Local firefighters have been involved in several rescues of people stranded in vehicles or along the banks of lakes and rivers over the last few years.
Many fire agencies have boats, but their crews do not have the specific skills to recognize their operating limitations.
To hone their skills, 31 firefighters, including a group from the Jefferson City Fire Department, have been practicing on the Missouri River.
The training is offered every year during the University of Missouri Summer Fire School, but due to high demand a second class is taking place this week.
"What we're doing is showing how to maneuver boats around so they can get to victims," said Kevin Zumwalt, interim director of the University of Missouri Fire and Rescue Training Institute.

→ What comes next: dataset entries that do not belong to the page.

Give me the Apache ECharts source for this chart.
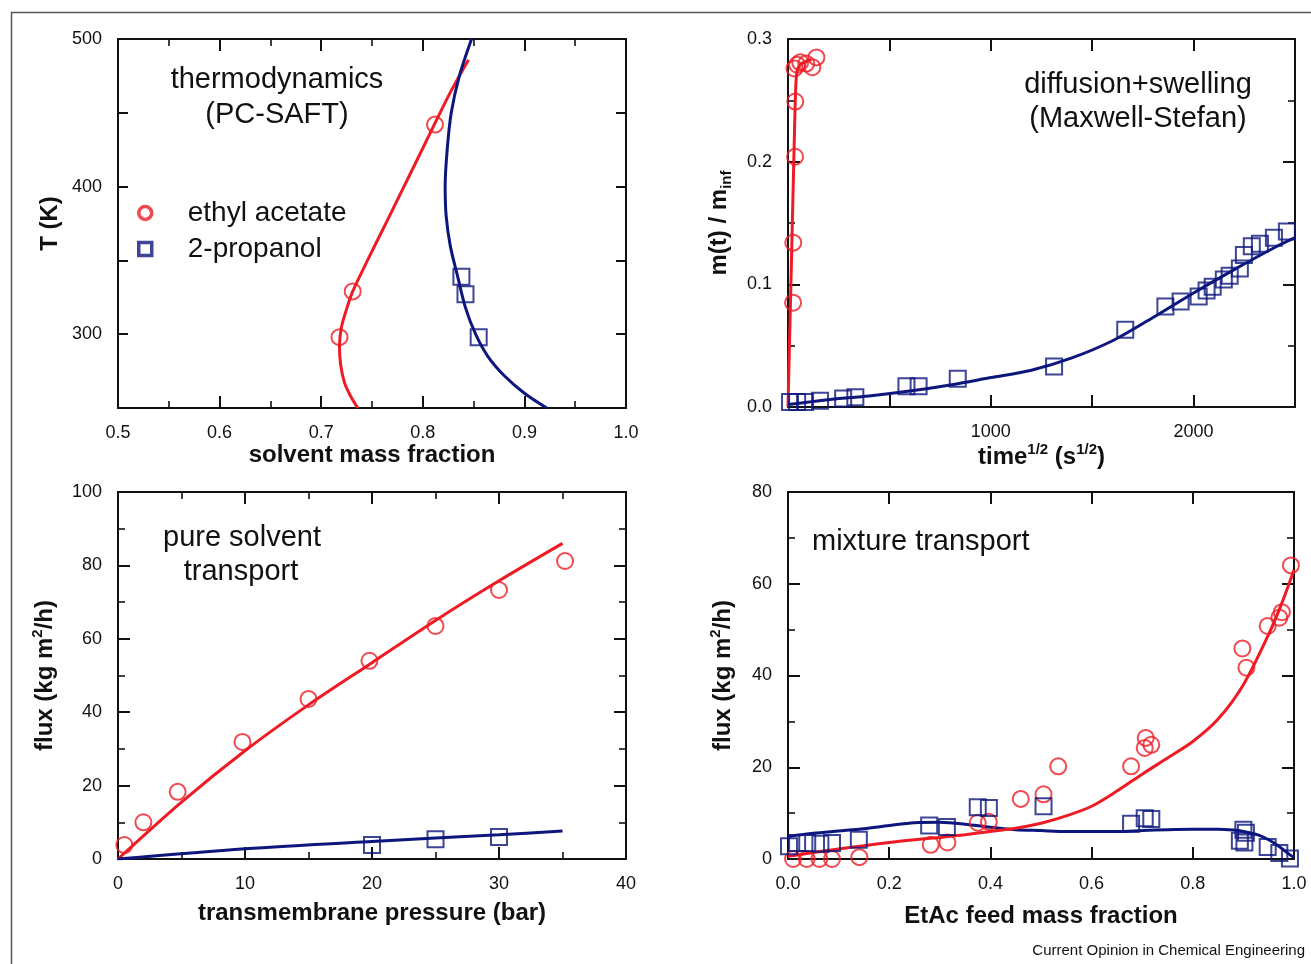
<!DOCTYPE html>
<html>
<head>
<meta charset="utf-8">
<title>membrane transport</title>
<script src="https://cdn.jsdelivr.net/npm/echarts@6/dist/echarts.min.js"></script>
<style>
  html, body { margin: 0; padding: 0; background: #fff; }
  #chart { width: 1311px; height: 964px; }
</style>
</head>
<body>
<div id="chart"></div>
<script>
// ---- data ----

// (a) thermodynamics: [solvent mass fraction, T (K)]
var thermoEtacPts = [[0.812, 442], [0.731, 329], [0.718, 298]];
var thermoIpaPts = [[0.838, 339], [0.842, 327], [0.855, 298]];
var thermoEtacFit = [[0.736, 250], [0.729, 258], [0.723, 267], [0.719, 280], [0.718, 292], [0.720, 305],
  [0.725, 317], [0.731, 329], [0.747, 352], [0.765, 377], [0.785, 405], [0.800, 426], [0.812, 443],
  [0.828, 465], [0.845, 486]];
var thermoIpaFit = [[0.922, 250], [0.900, 260], [0.880, 272], [0.864, 285], [0.852, 300], [0.842, 318],
  [0.834, 340], [0.827, 360], [0.823, 380], [0.822, 400], [0.824, 425], [0.828, 450], [0.836, 475], [0.848, 500]];

// (b) sorption kinetics: [time^1/2, m(t)/m_inf]
var sorpEtacPts = [[25, 0.085], [26, 0.134], [35, 0.204], [36, 0.249], [32, 0.276], [45, 0.279],
  [60, 0.281], [90, 0.280], [120, 0.277], [140, 0.285]];
var sorpEtacFit = [[0, 0], [10, 0.07], [20, 0.14], [30, 0.21], [38, 0.26], [45, 0.274], [60, 0.279],
  [90, 0.282], [115, 0.283]];
var sorpIpaPts = [[10, 0.004], [45, 0.004], [84, 0.004], [158, 0.005], [272, 0.007], [332, 0.008],
  [584, 0.017], [644, 0.017], [837, 0.023], [1312, 0.033], [1663, 0.063], [1861, 0.082], [1936, 0.086],
  [2025, 0.090], [2064, 0.095], [2094, 0.098], [2149, 0.104], [2178, 0.107], [2228, 0.113], [2248, 0.124],
  [2287, 0.131], [2327, 0.133], [2396, 0.138], [2460, 0.143]];
var sorpIpaFit = [[0, 0.002], [200, 0.006], [400, 0.009], [600, 0.013], [800, 0.018], [1000, 0.024],
  [1200, 0.030], [1400, 0.040], [1600, 0.054], [1800, 0.073], [2000, 0.093], [2200, 0.112],
  [2400, 0.130], [2500, 0.138]];

// (c) pure solvent flux: [pressure (bar), flux]
var pureEtacPts = [[0.5, 3.8], [2, 10], [4.7, 18.3], [9.8, 31.9], [15, 43.6], [19.8, 54], [25, 63.5],
  [30, 73.3], [35.2, 81.2]];
var pureEtacFit = [[0, 0], [5, 15.5], [10, 29.5], [15, 42], [20, 53.5], [25, 65], [30, 75.8], [35, 86]];
var pureIpaPts = [[20, 3.8], [25, 5.4], [30, 6.0]];
var pureIpaFit = [[0, 0], [10, 2.8], [20, 4.8], [30, 6.6], [35, 7.6]];

// (d) mixture flux: [EtAc feed mass fraction, flux]
var mixEtacPts = [[0.01, 0], [0.037, 0], [0.062, 0], [0.087, 0], [0.141, 0.4], [0.282, 3.1], [0.315, 3.6],
  [0.375, 7.9], [0.397, 8.1], [0.46, 13.1], [0.505, 14.1], [0.534, 20.2], [0.678, 20.2], [0.705, 24.2],
  [0.707, 26.4], [0.718, 24.9], [0.898, 45.9], [0.906, 41.7], [0.948, 50.8], [0.971, 52.6], [0.976, 53.8],
  [0.994, 64.0]];
var mixEtacFit = [[0, 0.6], [0.05, 1.4], [0.1, 2.2], [0.15, 2.9], [0.2, 3.6], [0.25, 4.2], [0.3, 4.7],
  [0.35, 5.3], [0.4, 6.0], [0.45, 6.7], [0.5, 7.8], [0.55, 9.4], [0.6, 11.5], [0.65, 14.8], [0.7, 18.5],
  [0.75, 22.0], [0.8, 25.6], [0.85, 30.5], [0.9, 38.0], [0.95, 49.0], [0.975, 55.5], [1.0, 63.0]];
var mixIpaPts = [[0.002, 2.8], [0.018, 3.5], [0.038, 3.5], [0.064, 3.3], [0.087, 3.5], [0.14, 4.2],
  [0.279, 7.3], [0.314, 7.0], [0.375, 11.3], [0.397, 11.1], [0.505, 11.5], [0.678, 7.7], [0.705, 8.9],
  [0.718, 8.7], [0.9, 6.4], [0.905, 5.7], [0.893, 4.0], [0.902, 3.6], [0.948, 2.6], [0.971, 1.3], [0.992, 0.1]];
var mixIpaFit = [[0, 4.9], [0.05, 5.6], [0.1, 6.1], [0.15, 6.6], [0.2, 7.3], [0.25, 7.9], [0.3, 8.0],
  [0.35, 7.6], [0.4, 6.9], [0.45, 6.4], [0.5, 6.2], [0.55, 6.0], [0.6, 6.0], [0.65, 6.0], [0.7, 6.2],
  [0.75, 6.4], [0.8, 6.5], [0.85, 6.5], [0.88, 6.3], [0.9, 6.0], [0.93, 5.2], [0.95, 4.2], [0.97, 2.8],
  [0.985, 1.5], [1.0, 0.3]];

// ---- styling ----
var RED = '#ee1b24';
var NAVY = '#0c167c';
var INK = '#111';
var FONT = '"Liberation Sans", Arial, Helvetica, sans-serif';

var chart = echarts.init(document.getElementById('chart'));

var grids = [
  { left: 118, top: 39, width: 508, height: 369 },
  { left: 788, top: 39, width: 507, height: 368 },
  { left: 118, top: 492, width: 508, height: 367 },
  { left: 788, top: 492, width: 506, height: 367 }
];

// sup / sub pieces of the axis titles
var titleRich = {
  b: { fontSize: 24, fontWeight: 'bold', fontFamily: FONT, color: INK, lineHeight: 30 },
  sup: { fontSize: 15, fontWeight: 'bold', fontFamily: FONT, color: INK, verticalAlign: 'top', lineHeight: 16 },
  sub: { fontSize: 15, fontWeight: 'bold', fontFamily: FONT, color: INK, verticalAlign: 'bottom', lineHeight: 16 }
};

function baseAxis(g, pos, o, mirror) {
  var ax = {
    type: 'value',
    gridIndex: g,
    position: pos,
    min: o.min,
    max: o.max,
    interval: o.interval,
    axisLine: { show: true, onZero: false, lineStyle: { color: INK, width: 2 } },
    axisTick: { show: true, inside: true, length: o.tickLen || 12, lineStyle: { color: INK, width: 2 } },
    minorTick: { show: !!o.minor, splitNumber: o.minor || 5, length: 7, lineStyle: { color: INK, width: 1.6 } },
    splitLine: { show: false },
    axisLabel: {
      show: !mirror,
      margin: 16,
      fontSize: 18,
      fontFamily: FONT,
      color: INK,
      formatter: o.fmt
    }
  };
  if (!mirror && o.name) {
    ax.name = o.name;
    ax.nameLocation = 'middle';
    ax.nameGap = o.nameGap;
    ax.nameRotate = o.nameRotate;
    ax.nameTextStyle = { rich: titleRich };
  }
  return ax;
}

var xDefs = [
  { min: 0.5, max: 1.0, interval: 0.1, minor: 2, fmt: function (v) { return v.toFixed(1); },
    name: '{b|solvent mass fraction}', nameGap: 31 },
  { min: 0, max: 2500, interval: 500, fmt: function (v) { return (v === 1000 || v === 2000) ? String(v) : ''; },
    name: '{b|time}{sup|1/2}{b| (s}{sup|1/2}{b|)}', nameGap: 32 },
  { min: 0, max: 40, interval: 10, minor: 2, fmt: function (v) { return String(v); },
    name: '{b|transmembrane pressure (bar)}', nameGap: 39 },
  { min: 0, max: 1, interval: 0.2, fmt: function (v) { return v.toFixed(1); },
    name: '{b|EtAc feed mass fraction}', nameGap: 42 }
];
var yDefs = [
  { min: 250, max: 500, interval: 50, tickLen: 10, fmt: function (v) { return v % 100 === 0 ? String(v) : ''; },
    name: '{b|T (K)}', nameGap: 53, nameRotate: 90 },
  { min: 0, max: 0.3, interval: 0.1, minor: 2, fmt: function (v) { return v.toFixed(1); },
    name: '{b|m(t) / m}{sub|inf}', nameGap: 54, nameRotate: 90 },
  { min: 0, max: 100, interval: 20, minor: 2, fmt: function (v) { return String(v); },
    name: '{b|flux (kg m}{sup|2}{b|/h)}', nameGap: 58, nameRotate: 90 },
  { min: 0, max: 80, interval: 20, minor: 2, fmt: function (v) { return String(v); },
    name: '{b|flux (kg m}{sup|2}{b|/h)}', nameGap: 50, nameRotate: 90 }
];

var xAxes = [], yAxes = [];
for (var i = 0; i < 4; i++) {
  xAxes.push(baseAxis(i, 'bottom', xDefs[i], false));
  xAxes.push(baseAxis(i, 'top', xDefs[i], true));
  yAxes.push(baseAxis(i, 'left', yDefs[i], false));
  yAxes.push(baseAxis(i, 'right', yDefs[i], true));
}

function fit(name, g, data, color) {
  return {
    name: name, type: 'line', xAxisIndex: g * 2, yAxisIndex: g * 2, data: data,
    showSymbol: false, smooth: 0.3, lineStyle: { color: color, width: 3 }, z: 2, silent: true
  };
}
function pts(name, g, data, color, shape) {
  return {
    name: name, type: 'scatter', xAxisIndex: g * 2, yAxisIndex: g * 2, data: data,
    symbol: shape, symbolSize: 16,
    itemStyle: { color: 'rgba(0,0,0,0)', borderColor: color, borderWidth: 2 }, z: 3, silent: true
  };
}

var series = [
  fit('EtAc PC-SAFT', 0, thermoEtacFit, RED),
  fit('IPA PC-SAFT', 0, thermoIpaFit, NAVY),
  pts('ethyl acetate', 0, thermoEtacPts, RED, 'circle'),
  pts('2-propanol', 0, thermoIpaPts, NAVY, 'rect'),

  fit('EtAc MS', 1, sorpEtacFit, RED),
  fit('IPA MS', 1, sorpIpaFit, NAVY),
  pts('EtAc sorption', 1, sorpEtacPts, RED, 'circle'),
  pts('IPA sorption', 1, sorpIpaPts, NAVY, 'rect'),

  fit('EtAc pure fit', 2, pureEtacFit, RED),
  fit('IPA pure fit', 2, pureIpaFit, NAVY),
  pts('EtAc pure', 2, pureEtacPts, RED, 'circle'),
  pts('IPA pure', 2, pureIpaPts, NAVY, 'rect'),

  fit('IPA mix fit', 3, mixIpaFit, NAVY),
  fit('EtAc mix fit', 3, mixEtacFit, RED),
  pts('EtAc mix', 3, mixEtacPts, RED, 'circle'),
  pts('IPA mix', 3, mixIpaPts, NAVY, 'rect')
];

function note(text, x, y, align, size) {
  return {
    type: 'text', x: x, y: y, silent: true,
    style: { text: text, fontSize: size || 29, fontFamily: FONT, fill: INK, align: align || 'center', verticalAlign: 'middle' }
  };
}

chart.setOption({
  animation: false,
  backgroundColor: '#fff',
  grid: grids,
  xAxis: xAxes,
  yAxis: yAxes,
  legend: {
    left: 132, top: 194, orient: 'vertical', itemGap: 8, itemWidth: 13, itemHeight: 13,
    selectedMode: false,
    textStyle: { fontSize: 28, fontFamily: FONT, color: INK, padding: [0, 0, 0, 31] },
    data: [
      { name: 'ethyl acetate', icon: 'circle', itemStyle: { color: '#fff', borderColor: RED, borderWidth: 3.5 } },
      { name: '2-propanol', icon: 'rect', itemStyle: { color: '#fff', borderColor: NAVY, borderWidth: 3.5 } }
    ]
  },
  graphic: [
    { type: 'rect', silent: true, shape: { x: 11.5, y: 12.5, width: 1400, height: 1000 },
      style: { fill: 'none', stroke: '#555', lineWidth: 1.5 } },
    note('thermodynamics', 277, 80),
    note('(PC-SAFT)', 277, 115),
    note('diffusion+swelling', 1138, 85),
    note('(Maxwell-Stefan)', 1138, 119),
    note('pure solvent', 242, 538),
    note('transport', 241, 572),
    note('mixture transport', 812, 542, 'left'),
    note('Current Opinion in Chemical Engineering', 1305, 951, 'right', 15)
  ],
  series: series
});
</script>
</body>
</html>
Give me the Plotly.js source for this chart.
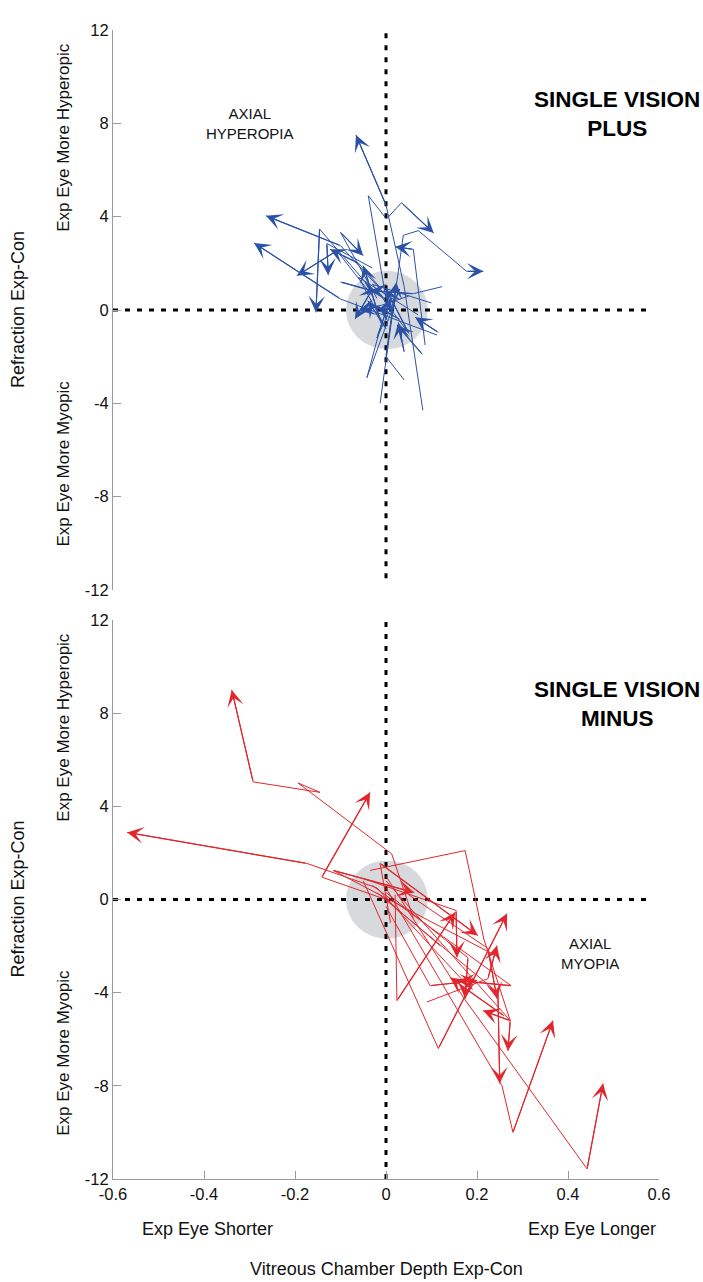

"What we tell people is being able to drive your bass boat on the weekend doesn't mean you can drive the fire department boat the same way," he said. "If you're not planning to be in the water, you shouldn't be on the water."
Officials said the techniques shown in this training are similar to what crews do in swift-water rescue training, where they practice skills like tying and using ropes in rescue situations.
This course, which has been taught to fire personnel internationally, involves whitewater rafting skills with participants learning launching procedures, what happens when a boat flips and righting it, as well as high-speed turns and pick-ups. Instructors teach emergency personnel to evaluate every situation, make decisions quickly and create multiple plans that can adapt to changing conditions.
"One of the main things we're teaching here is how to use the boat as a rescue platform and being able to navigate around debris, which you see a lot of in the river," Zumwalt said.
They went out on the river Wednesday night so participants could learn what to do in that scenario, Zumwalt said.
As recently as 2011, the National Weather Service reported a yearly average of 92 flood-related deaths since 1981. That surpasses the annual averages of 56 deaths from tornadoes and 55 from lightning.
"It's all about knowing the limits of your boat and what it is capable of doing," Zumwalt said. "When they're called out to do a rescue, it's usually not in the best conditions and usually lives are at stake, so we train to go into that. Although the Missouri River may not right now produce the flash flooding scenarios we'd see on small streams and rivers, it's still a good training prop because the current is fast so you get the feel of what it's like operating in moving water."